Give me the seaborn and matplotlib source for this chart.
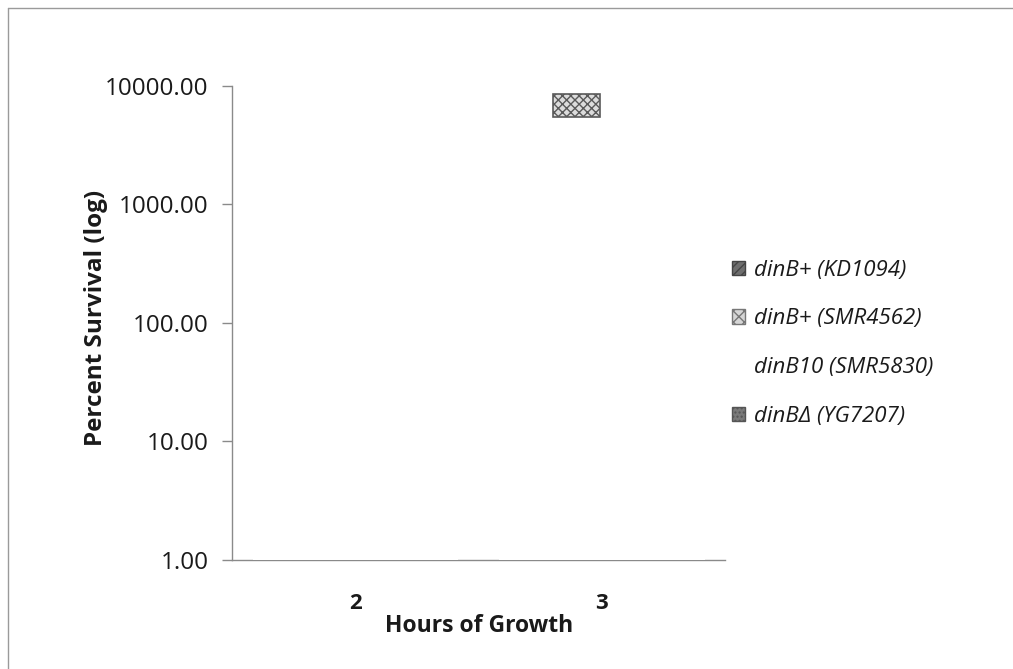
import matplotlib
matplotlib.use("Agg")
import matplotlib.pyplot as plt
import seaborn as sns
import pandas as pd
from matplotlib.patches import Patch, Rectangle
from matplotlib.ticker import FixedLocator, FixedFormatter

# ---- data (read / estimated from the scanned reference) ----
hours = ["2", "3"]
strains = ["dinB+ (KD1094)", "dinB+ (SMR4562)", "dinB10 (SMR5830)", "dinBΔ (YG7207)"]
survival_2h = [100.0, 120.0, 300.0, 90.0]
survival_3h = [5000.0, 8560.0, 2000.0, 1400.0]
# part of the SMR4562 3 h bar that is still visible in the faded scan
visible_band_bottom = 5490.0
y_ticks = [1, 10, 100, 1000, 10000]
y_tick_labels = ["1.00", "10.00", "100.00", "1000.00", "10000.00"]

rows = []
for h, vals in zip(hours, [survival_2h, survival_3h]):
    for s, v in zip(strains, vals):
        rows.append({"Hours": h, "Strain": s, "Survival": v})
df = pd.DataFrame(rows)

sns.set_theme(style="white")
plt.rcParams["font.family"] = ["Open Sans", "DejaVu Sans"]

fig = plt.figure(figsize=(10.13, 6.69), dpi=100)
ax = fig.add_axes([0.229, 0.163, 0.487, 0.7085])

# bars are washed out (white) in the scan; they hide the baseline under them
sns.barplot(data=df, x="Hours", y="Survival", hue="Strain", order=hours,
            hue_order=strains, palette=["white"] * 4, width=0.833,
            saturation=1, edgecolor="none", linewidth=0, errorbar=None,
            legend=False, ax=ax, zorder=3)
ax.set_yscale("log")
ax.set_ylim(1, 10000)
ax.set_xlim(-0.5, 1.5)

# visible top of the SMR4562 bar at 3 h
bar_idx = 1 * len(hours) + 1  # hue index 1, category index 1
p = ax.patches[bar_idx]
top = df[(df.Hours == "3") & (df.Strain == strains[1])].Survival.iloc[0]
ax.add_patch(Rectangle((p.get_x() + 0.01, visible_band_bottom),
                       p.get_width() - 0.02, top - visible_band_bottom,
                       facecolor="#dcdcdc", edgecolor="#5a5a5a", hatch="xxxx",
                       linewidth=1.2, zorder=4))

# axes styling
for side in ["top", "right"]:
    ax.spines[side].set_visible(False)
ax.spines["left"].set_color("#8a8a8a")
ax.spines["bottom"].set_color("#8a8a8a")
ax.spines["left"].set_linewidth(1.0)
ax.spines["bottom"].set_linewidth(1.0)
ax.yaxis.set_major_locator(FixedLocator(y_ticks))
ax.yaxis.set_major_formatter(FixedFormatter(y_tick_labels))
ax.yaxis.set_minor_locator(FixedLocator([]))
ax.tick_params(axis="y", which="major", left=True, length=7, width=1,
               color="#8a8a8a", labelsize=17.5, labelcolor="#1a1a1a", pad=10)
ax.tick_params(axis="x", bottom=False, labelsize=16, labelcolor="#1a1a1a", pad=18)
for t in ax.get_xticklabels():
    t.set_fontweight("bold")

ax.set_xlabel("Hours of Growth", fontsize=16.5, fontweight="bold", labelpad=0,
              color="#1a1a1a")
ax.set_ylabel("Percent Survival (log)", fontsize=17.5, fontweight="bold",
              color="#1a1a1a")
ax.yaxis.set_label_coords(-0.252, 0.51)

# legend
handle_styles = [
    dict(facecolor="#6e6e6e", edgecolor="#444444", hatch="////"),
    dict(facecolor="#d6d6d6", edgecolor="#777777", hatch="xxx"),
    dict(facecolor="white", edgecolor="white"),
    dict(facecolor="#7a7a7a", edgecolor="#555555", hatch="...."),
]
handles = [Patch(label=s, **st) for s, st in zip(strains, handle_styles)]
leg = fig.legend(handles=handles, loc="center left",
                 bbox_to_anchor=(0.703, 0.487), frameon=False,
                 prop={"size": 16, "style": "italic"},
                 handlelength=0.6, handleheight=0.6, handletextpad=0.4,
                 labelspacing=1.25, labelcolor="#1a1a1a")

# scan border (left and top edges)
fig.add_artist(plt.Line2D([0.008, 0.008], [0.0, 0.988], transform=fig.transFigure,
                          color="#9a9a9a", linewidth=1))
fig.add_artist(plt.Line2D([0.008, 1.0], [0.988, 0.988], transform=fig.transFigure,
                          color="#9a9a9a", linewidth=1))

fig.savefig("out.png", dpi=100)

=-=-=-=-=

[WHAT IS NEEDED]
In the data above, tally the lines holding "seaborn" and answer with the figure only.

[ANSWER IN FULL]
2